09-22-2012, 11:20 AM
 Location: San Antonio, TX 11,497 posts, read 26,294,797 times Reputation: 28017
Quote:
 Originally Posted by Padgett2 How many got off? 5. 10 -5 remaining = 5 got off both stops. If one more got off the second stop, how many got off the first one? 5-1=4
I asked both of my kids, a 2nd grader and a 5th grader. That was the solution they came up with. Then they got mad when I told them it was wrong.

09-22-2012, 11:29 AM
 7,101 posts, read 26,875,255 times Reputation: 7443
Oops! you are right. I did misread.

09-22-2012, 11:53 AM
 3,763 posts, read 8,607,597 times Reputation: 4058
As demonstrated by adults working through this, I think this would be challenging for most of my 1st graders at the beginning of the school year. A couple out of each class *might* figure it out. Then there would be that 1 kid who would argue that some additional passengers could have gotten on at the second bus stop! This time of year at the beginning of first grade there are some who struggle with 2+3=5! In the spring more would be ready to tackle this.
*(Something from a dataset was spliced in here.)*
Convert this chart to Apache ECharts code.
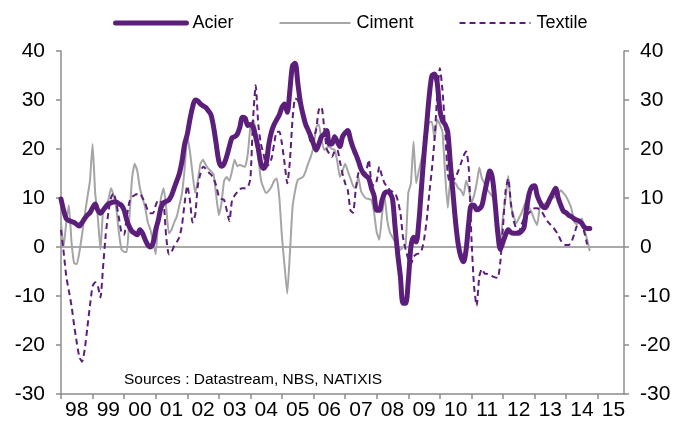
<!DOCTYPE html>
<html>
<head>
<meta charset="utf-8">
<script src="https://cdn.jsdelivr.net/npm/echarts@6/dist/echarts.min.js"></script>
<style>
  html, body { margin: 0; padding: 0; background: #fff; }
  #chart { width: 689px; height: 428px; }
</style>
</head>
<body>
<div id="chart"></div>
<script>
// year labels on the x axis (one per year, centred mid-year)
const years = ['98', '99', '00', '01', '02', '03', '04', '05', '06', '07', '08', '09', '10', '11', '12', '13', '14', '15'];

// monthly series, starting Jan 1998 (% y/y)
const acier = [
  9.8, 7.5, 5.8, 5.4, 5.2, 5.0, 4.6, 4.3, 5.0, 5.8, 6.5, 7.0,
  8.0, 8.8, 7.5, 6.9, 7.5, 8.2, 8.8, 9.0, 9.2, 9.2, 8.8, 8.5,
  7.5, 5.5, 4.1, 3.2, 2.8, 2.5, 3.5, 2.8, 1.5, 0.4, 0.0, 0.8,
  3.5, 5.5, 8.0, 9.0, 9.3, 9.6, 10.5, 12.0, 13.5, 15.0, 17.5, 21.0,
  23, 26, 28.5, 30, 29.8, 29.2, 28.8, 28.5, 27.8, 27, 24.5, 21,
  17.5, 16.5, 17.0, 18.5, 20.5, 22.3, 22.5, 23, 24.5, 26.5, 26.3, 24.8,
  25, 24.5, 22.5, 20, 17, 16, 17, 21, 23.5, 25, 26, 27,
  28.5, 29.2, 27.5, 32, 37, 37.5, 33.5, 29.5, 27, 25, 23.8, 22.5,
  21, 19.8, 21, 22.5, 23, 23.8, 21, 21, 22.5, 21.5, 20.5, 22.5,
  23.3, 23.8, 22, 20.3, 19, 17.6, 16, 15, 14.5, 14, 12, 10.5,
  7.5, 7.5, 9.5, 11, 11.3, 11.0, 9.8, 4, -1.5, -6, -11.5, -11.5,
  -7, 0, 2.0, 1, 5, 12, 19, 25, 31, 35, 35.3, 33.5,
  28, 25.8, 25, 23.5, 17, 11, 5, 0.5, -2, -3, -0.5, 5,
  8.5, 8.5, 7.6, 7.8, 8.5, 11, 13.5, 15.5, 14, 9, 3, -0.5,
  1, 2.5, 3.5, 3.0, 2.8, 2.8, 2.8, 3.2, 4, 8, 11, 12.3,
  12.5, 10.5, 9.2, 8.3, 8, 8.8, 10, 11, 12, 10, 8.5, 7.3,
  7, 6.5, 6.2, 5.8, 5.5, 5.3, 4.8, 4, 3.8, 3.8
];

const ciment = [
  5, 0, 5, 8.5, 1, -3.3, -3.5, -1, 2.5, 6.5, 10, 13.5,
  21, 11, 6, -0.5, 7.5, 8.5, 9.6, 12, 10.5, 8, 3, -0.5,
  -1, -1, 6, 14, 17, 15.5, 12, 10, 8, 5, 3.5, 1,
  -1.5, 6, 10, 12, 8, 2.8, 3.5, 5, 6.2, 8.5, 11, 16,
  22.5, 19.5, 15, 11, 13.5, 17, 17.8, 16.8, 16, 15.5, 14.8, 10.5,
  6.5, 9, 13.5, 14.3, 13.5, 15.5, 17.8, 16.5, 16.8, 16.5, 16.4, 19,
  24.5, 26, 24, 18.4, 13.7, 12, 11, 11.5, 12.3, 13.5, 14, 10,
  2, -4, -9.5, -1.3, 8, 11.5, 13.7, 14, 14.3, 15.5, 17.1, 18.5,
  20.5, 24.5, 25, 22, 19.8, 20.3, 20.5, 20, 19.8, 17.5, 14.3, 15.5,
  17, 15.5, 14, 12.5, 12, 14.3, 11.5, 10.5, 9.9, 9.8, 9.6, 7,
  3, 1.5, 6.5, 10.3, 5.5, 3, 2, 1, 0, -0.6, 0, 0.5,
  11, 13, 21.5, 13, 15.5, 17.8, 20, 22.5, 25.5, 25.5, 22, 26,
  25, 23.5, 15, 8, 13.5, 13.2, 13, 12, 11.6, 10.5, 13.5, 12,
  9, 10.5, 13, 16.2, 14, 13, 11.8, 11, 10.3, 8.5, 5, 0.5,
  6.2, 10, 14.5, 8.5, 6.5, 4.8, 5.8, 6.9, 8.3, 9.6, 8, 6.9,
  5.5, 4.5, 8.2, 8.5, 8.9, 9.3, 9.6, 10, 10.3, 10.8, 11.6, 11,
  10.3, 9.2, 7.9, 5.2, 4.6, 5.2, 5.8, 3.5, 1.5, -0.8
];

const textile = [
  3.5, -1, -6, -9, -12, -16, -19.5, -22.5, -23.4, -21, -16.5, -12,
  -8, -7.2, -8, -10.3, -4, 2.5, 7, 10, 11, 9, 6, 3,
  2.5, 6.2, 9.2, 10.2, 10.6, 10.8, 10.9, 10, 8.9, 7.5, 6.9, 6.9,
  8.5, 9.6, 9.2, 8.9, 2, -1.5, -1, 0.2, 1, 2, 4.5, 9,
  12.5, 9.6, 5, 6.5, 12.5, 15, 16.4, 16, 15.3, 14.8, 14, 12.5,
  10.3, 9.8, 9.6, 7.5, 5.3, 9.5, 10.5, 11.2, 11.8, 12, 12, 12.2,
  14, 26, 33, 25, 21, 19, 16.5, 16.8, 18, 21, 23.5, 23.5,
  21, 17, 13, 17.5, 26, 30.3, 30, 28.5, 27.3, 25.5, 24, 21,
  22, 24, 28, 28.6, 24.5, 20, 19, 18.4, 19.5, 19.8, 17.5, 15,
  13, 11.6, 7.5, 7, 11.5, 15, 15.5, 14.8, 15.5, 17.8, 13, 12.5,
  13.5, 16.4, 14.5, 13, 12.3, 11.6, 11.3, 11, 9.5, 7, 2, -0.5,
  -2.5, -3.5, -2, -1.5, -1.3, -0.8, 1.5, 5.5, 11, 16, 22, 31,
  36.5, 32, 24, 15, 13, 13.5, 14.3, 15.5, 17, 18.6, 19.5, 16,
  2, -8, -12, -6, -4.5, -5.4, -5.5, -5.7, -6, -6.2, -6.3, -3,
  4.1, 11.5, 14, 9, 5.5, 3.8, 3.1, 4.5, 5.8, 6.5, 7, 7.7,
  7.9, 7.9, 7.6, 7, 6, 5.2, 4.6, 4.1, 3.3, 2.5, 1.3, 0.6,
  0.4, 0.4, 1, 2.5, 4.2, 5.2, 4.5, 2.8, 0.5
];

// monthly categories Jan 1998 .. Nov 2015 (axis end)
const months = [];
for (let y = 1998; y <= 2015; y++) {
  for (let m = 1; m <= 12; m++) {
    if (y === 2015 && m > 11) break;
    months.push(y + '-' + (m < 10 ? '0' + m : m));
  }
}

const purple = '#5B1F7B';
const grey = '#A5A5A5';
const axisGrey = '#8C8C8C';
const font = '"Liberation Sans", Arial, sans-serif';

const chart = echarts.init(document.getElementById('chart'));

// y axis shared settings
const yAxisBase = {
  type: 'value',
  min: -30,
  max: 40,
  interval: 10,
  axisLine: { show: true, lineStyle: { color: axisGrey, width: 1.5 } },
  axisTick: { show: true, inside: false, length: 5, lineStyle: { color: axisGrey, width: 1.5 } },
  axisLabel: { color: '#000', fontSize: 21, fontFamily: font, margin: 16 },
  splitLine: { show: false }
};

// legend entries: line only, no marker
const noMarker = { color: 'rgba(0,0,0,0)', borderWidth: 0, opacity: 0 };

const options = {
  animation: false,
  backgroundColor: '#fff',
  legend: {
    left: 108,
    top: 9,
    itemWidth: 71,
    itemHeight: 12,
    itemGap: 45,
    textStyle: { fontSize: 18, fontFamily: font, color: '#000', padding: [0, 0, 0, 1] },
    data: [
      { name: 'Acier', itemStyle: noMarker, lineStyle: { width: 5, color: purple, cap: 'round' } },
      { name: 'Ciment', itemStyle: noMarker, lineStyle: { width: 2, color: grey } },
      { name: 'Textile', itemStyle: noMarker, lineStyle: { width: 2, color: purple, type: [6, 4] } }
    ]
  },
  grid: { left: 61, right: 65, top: 51, bottom: 34 },
  xAxis: {
    type: 'category',
    data: months,
    boundaryGap: false,
    axisLine: { show: true, onZero: false, lineStyle: { color: axisGrey, width: 1.5 } },
    axisTick: {
      show: true,
      length: 5,
      interval: (i) => i % 12 === 0,
      lineStyle: { color: axisGrey, width: 1.5 }
    },
    axisLabel: {
      interval: (i) => i % 12 === 6,
      formatter: (v, i) => years[Math.floor(i / 12)],
      color: '#000',
      fontSize: 21,
      fontFamily: font,
      margin: 6
    },
    splitLine: { show: false }
  },
  yAxis: [
    Object.assign({}, yAxisBase, { position: 'left' }),
    Object.assign({}, yAxisBase, { position: 'right' })
  ],
  graphic: [
    {
      type: 'text',
      left: 124,
      top: 372,
      style: { text: 'Sources : Datastream, NBS, NATIXIS', fontSize: 15.5, fontFamily: font, fill: '#000' }
    }
  ],
  series: [
    {
      name: 'Ciment',
      type: 'line',
      data: ciment,
      showSymbol: false,
      symbol: 'none',
      smooth: 0.15,
      z: 2,
      lineStyle: { color: grey, width: 2 },
      itemStyle: { color: grey },
      // zero line
      markLine: {
        silent: true,
        symbol: 'none',
        label: { show: false },
        lineStyle: { color: axisGrey, width: 1.5, type: 'solid' },
        data: [{ yAxis: 0 }],
        z: 1
      }
    },
    {
      name: 'Textile',
      type: 'line',
      data: textile,
      showSymbol: false,
      symbol: 'none',
      smooth: 0.2,
      z: 3,
      lineStyle: { color: purple, width: 2, type: [6, 4] },
      itemStyle: { color: purple }
    },
    {
      name: 'Acier',
      type: 'line',
      data: acier,
      showSymbol: false,
      symbol: 'none',
      smooth: 0.3,
      z: 4,
      lineStyle: { color: purple, width: 5, cap: 'round', join: 'round' },
      itemStyle: { color: purple }
    }
  ]
};

chart.setOption(options);
</script>
</body>
</html>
I think this problem takes some higher level thinking skills for beginning-of-the-year first graders.

09-22-2012, 11:57 AM
 4,253 posts, read 9,314,097 times Reputation: 5138
The problem is a bit advanced for 6 years old. OP, remember that "word problems" were starting to be given in the 2nd grade in your old country (8-9 yo), and the above example problem was more suited to the 3rd grade (9-10 years old). Here the 9-10 yo corresponds to the 4th grade and that's exactly what I see with my 4th grader who is just starting to bring similar word problems home.

09-22-2012, 12:22 PM
 4,043 posts, read 7,303,651 times Reputation: 3897
Quote:
 Originally Posted by nana053 I think you misread the question though. It says At the second stop one more person gets off than the number of persons that got off at the first stop - that is not the same as one person got off at the second stop. Given the numbers the answer can only be 4 and 1 or 2 and 3. Note that if 2 people got off at the first stop and then 3 people got off at the second stop, then one *more* person got off at the second stop than got off at the first stop.